ハイラス「うむ。ここまで熱く語ってもらった後で、非常に言いにくいのだが」

 遠慮せず、言えよ。

ハイラス「今の話の、どこがD&Dの歴史に関係あるのか、と思ったでござる」

 そういうツッコミは、もっと早く言えよ。
 ここまで話させたんなら、せめて「D&Dは会話主体のコミュニケーションゲームなんだから、こういう話にも意味があるのでござるな」とか、フォローしてくれよ。
 じっさい、俺は「D&Dのダンジョンマスターガイドを読むことで、コミュニケーション手法のテキストとして利用した」人間なんだぜ。もちろん、それしか読んでないということでもないけど。自分が必要だと思えば、今の自分に足りていないと痛感すれば、何だって読む。コミュニケーションは昔からの俺の主要テーマだし、そのサポートをする上で、テーブルトークRPGは相当役に立ったんだ。
 まあ、ゲームに夢中になりすぎて、ゲームの話題にしか興味を持たなくなれば、問題なんだけどな。若いときは周りが見えていなかったから加減が分からなくてな、一時期ゲーム断ちしてたから、代わりの手法をあれこれ試した結果が、まあ今だ。
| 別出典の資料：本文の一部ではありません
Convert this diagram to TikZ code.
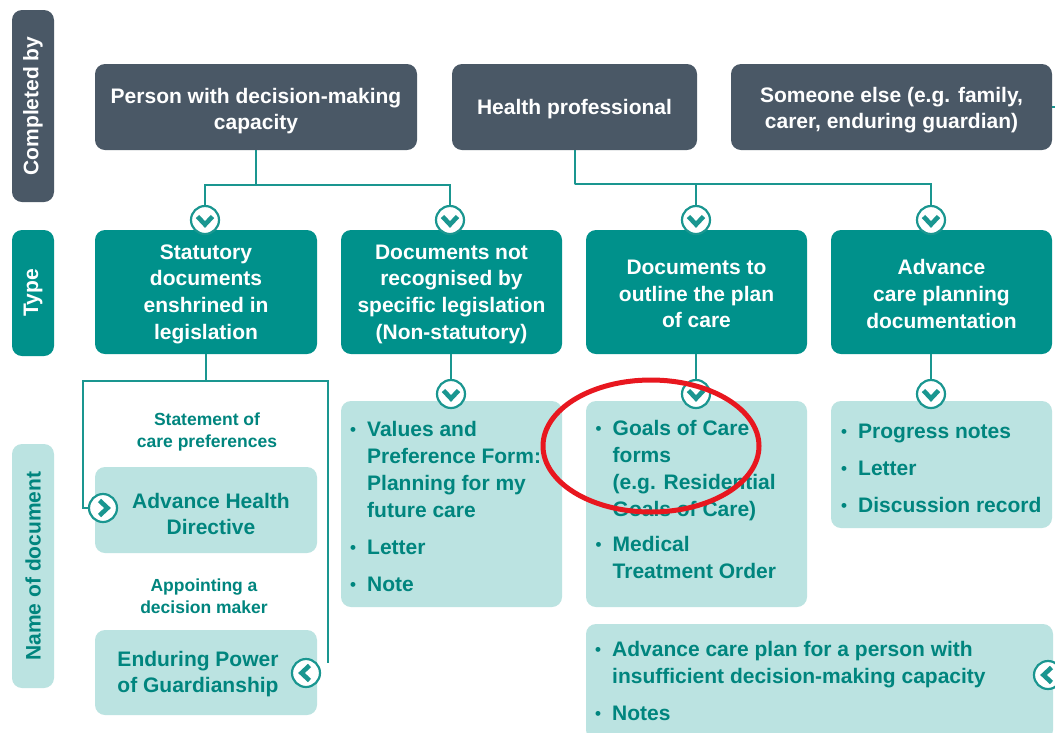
\documentclass[tikz,border=0pt]{standalone}
\usepackage{fontspec}
\setmainfont{Liberation Sans}
\definecolor{cslate}{HTML}{4A5866}
\definecolor{cteal}{HTML}{00918B}
\definecolor{clight}{HTML}{BBE3E1}
\definecolor{ctext}{HTML}{00857E}
\definecolor{cline}{HTML}{1A9690}
\definecolor{cred}{HTML}{E8171F}
\newcommand{\bul}{\raisebox{1pt}{\fontsize{17}{17}\selectfont\textbullet}}
\tikzset{
  basebox/.style={rectangle, rounded corners=10pt, inner sep=0pt, align=center,
    font=\bfseries\fontsize{21}{26.7}\selectfont},
  dbox/.style={basebox, fill=cslate, text=white},
  tbox/.style={basebox, fill=cteal, text=white},
  lbox/.style={basebox, fill=clight, text=ctext},
  wtxt/.style={inner sep=0pt, align=center, text=white, font=\bfseries\fontsize{21}{26.7}\selectfont},
  ctxt/.style={inner sep=0pt, align=center, text=ctext, font=\bfseries\fontsize{21}{26.7}\selectfont},
  stxt/.style={inner sep=0pt, align=center, text=ctext, font=\bfseries\fontsize{17.5}{21.5}\selectfont},
  ltxt/.style={inner sep=0pt, anchor=base west, text=ctext, font=\bfseries\fontsize{21}{27}\selectfont},
  conn/.style={draw=cline, line width=2pt},
  chev/.style={circle, draw=cline, fill=white, line width=2.2pt, minimum size=28pt, inner sep=0pt},
  chevdown/.style={chev, path picture={\draw[cline, line width=4.6pt]
    ([shift={(-7.5pt,3.5pt)}]path picture bounding box.center) --
    ([shift={(0pt,-4.5pt)}]path picture bounding box.center) --
    ([shift={(7.5pt,3.5pt)}]path picture bounding box.center);}},
  chevright/.style={chev, path picture={\draw[cline, line width=4.6pt]
    ([shift={(-3.5pt,7.5pt)}]path picture bounding box.center) --
    ([shift={(4.5pt,0pt)}]path picture bounding box.center) --
    ([shift={(-3.5pt,-7.5pt)}]path picture bounding box.center);}},
  chevleft/.style={chev, path picture={\draw[cline, line width=4.6pt]
    ([shift={(3.5pt,7.5pt)}]path picture bounding box.center) --
    ([shift={(-4.5pt,0pt)}]path picture bounding box.center) --
    ([shift={(3.5pt,-7.5pt)}]path picture bounding box.center);}},
}
\begin{document}
\begin{tikzpicture}[x=1pt,y=-1pt]
\useasboundingbox (0,0) rectangle (1055,732);
\clip (0,0) rectangle (1055,732);
\fill[white] (0,0) rectangle (1055,732);

% row labels
\node[dbox, rotate=90, minimum width=192pt, minimum height=42pt] (lc) at (33,106) {Completed by};
\node[tbox, rotate=90, minimum width=126pt, minimum height=42pt] (lt) at (33,293) {Type};
\node[lbox, rotate=90, minimum width=244pt, minimum height=42pt] (ln) at (33,566) {Name of document};

% completed by
\node[dbox, minimum width=322pt, minimum height=86pt] (p) at (256,107) {};
\node[wtxt] (pt) at ([yshift=-4pt]p.center) {Person with decision-making\\capacity};
\node[dbox, minimum width=245pt, minimum height=86pt] (h) at (574.5,107) {};
\node[wtxt] (ht) at ([yshift=-2pt]h.center) {Health professional};
\node[dbox, minimum width=321pt, minimum height=86pt] (s) at (891.5,107) {};
\node[wtxt] (stx) at ([yshift=-3pt]s.center) {Someone else (e.g. family,\\carer, enduring guardian)};

% types
\node[tbox, minimum width=222pt, minimum height=124pt] (t1) at (206,292) {};
\node[wtxt] (t1t) at ([yshift=-2pt]t1.center) {Statutory\\documents\\enshrined in\\legislation};
\node[tbox, minimum width=221pt, minimum height=124pt] (t2) at (451.5,292) {};
\node[wtxt] (t2t) at ([yshift=-2pt]t2.center) {Documents not\\recognised by\\specific legislation\\(Non-statutory)};
\node[tbox, minimum width=221pt, minimum height=124pt] (t3) at (696.5,292) {};
\node[wtxt] (t3t) at ([yshift=-2pt]t3.center) {Documents to\\outline the plan\\of care};
\node[tbox, minimum width=221pt, minimum height=124pt] (t4) at (941.5,292) {};
\node[wtxt] (t4t) at ([yshift=-2pt]t4.center) {Advance\\care planning\\documentation};

% documents
\node[lbox, minimum width=222pt, minimum height=86pt] (ahd) at (206,510) {};
\node[ctxt] (ahdt) at (211,514) {Advance Health\\Directive};
\node[stxt] (st) at (207,432) {Statement of\\care preferences};
\node[stxt] (ap) at (204,596) {Appointing a\\decision maker};
\node[lbox, minimum width=222pt, minimum height=85pt] (epg) at (206,672.5) {};
\node[ctxt] (epgt) at (198,674) {Enduring Power\\of Guardianship};

\node[lbox, minimum width=221pt, minimum height=206pt] (l2) at (451.5,504) {};
\node[ltxt] (l2t) at (350,436) {\begin{tabular}[t]{@{}p{17pt}@{}l@{}}
\bul & Values and\\ & Preference Form:\\ & Planning for my\\ & future care\\[10pt]
\bul & Letter\\[10pt] \bul & Note\end{tabular}};

\node[lbox, minimum width=221pt, minimum height=206pt] (l3) at (696.5,504) {};
\node[ltxt] (l3t) at (595.5,435) {\begin{tabular}[t]{@{}p{17pt}@{}l@{}}
\bul & Goals of Care\\ & forms\\ & (e.g. Residential\\ & Goals of Care)\\[8pt]
\bul & Medical\\ & Treatment Order\end{tabular}};

\node[lbox, minimum width=221pt, minimum height=127pt] (l4) at (941.5,464.5) {};
\node[ltxt] (l4t) at (841,438) {\begin{tabular}[t]{@{}p{17pt}@{}l@{}}
\bul & Progress notes\\[10pt] \bul & Letter\\[10pt] \bul & Discussion record\end{tabular}};

\node[lbox, minimum width=467pt, minimum height=116pt] (lb) at (819.5,682) {};
\node[ltxt] (lbt) at (595,656) {\begin{tabular}[t]{@{}p{17pt}@{}l@{}}
\bul & Advance care plan for a person with\\ & insufficient decision-making capacity\\[10pt]
\bul & Notes\end{tabular}};

% chevron circles
\node[chevdown] (c1) at (205,220) {};
\node[chevdown] (c2) at (450,220) {};
\node[chevdown] (c3) at (696,220) {};
\node[chevdown] (c4) at (931,220) {};
\node[chevdown] (c5) at (451,394) {};
\node[chevdown] (c6) at (696,394) {};
\node[chevdown] (c7) at (931,394) {};
\node[chevright] (cahd) at (103,508) {};
\node[chevleft] (cepg) at (306,673) {};
\node[chevleft] (cbr) at (1048,675) {};

% connectors
\coordinate (jp) at (256,185);
\coordinate (jh) at (574.5,184);
\coordinate (jl) at (83,381);
\coordinate (jr) at (328,381);
\coordinate (er) at (328,663);
\draw[conn] (p.south) -- (jp);
\draw[conn] (c1.north) |- (jp) -| (c2.north);
\draw[conn] (h.south) -- (jh);
\draw[conn] (c3.north) |- (jh) -| (c4.north);
\draw[conn] (t2.south -| c5) -- (c5.north);
\draw[conn] (t3.south -| c6) -- (c6.north);
\draw[conn] (t4.south -| c7) -- (c7.north);
\draw[conn] (t1.south) -- (t1.south |- jl);
\draw[conn] (cahd.west) -| (jl) -- (jr) -- (er);
\draw[conn] (s.east) -- ++(25,0) |- (cbr.east);

% highlight
\draw[cred, line width=5pt] (651,446) ellipse [x radius=108pt, y radius=66pt];
\end{tikzpicture}
\end{document}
 ともあれ、クラシックD&Dについてはイモータルも絡むし、当時のTSR社内部のゴタゴタを最近知ったこともあって、この辺りの流れを冷静な視点でまとめることは無理があるな、と思った。
 コミュニケーション絡みに話が流れたのも、結局、訴訟だとか、裏切られたとか、共同企画、共同経営をする際にトラブった話を読んだばかりだからな。自然と自分の周りの、そういうトラブルメイカー予備軍が気にかかるという寸法だ。
 ゲーム好きのゲイリーさんだって、ゲームをしない人とは住む世界が違いすぎて話をまとめるのに苦労したって話だしな。まあ、こういう偉人の失敗話を読むことで、自分の人生を見つめ直すのもいい経験だしな。そして偉人の話は、たとえ途中が苦労しても(偉人は絶対に苦労してる。だからこその偉人)最後は綺麗にまとめて読後感を悪くしないようにできているものだ。自分の人生もかくありたいね、と思わせてくれるような。
 そんな感じで締めくくればいいかな。

 故ゲイリー・ガイギャックスに捧ぐ。
 あなたの作ったゲームは、多くの人の生きる指針ともなった。
 今後も、D&Dがただの商材ではなくて、内気で未熟な若者たちに夢と冒険心を育んでくれることを。
 いや、知恵と勇気でもいいんだけど。他にも、人生を楽しもうとか。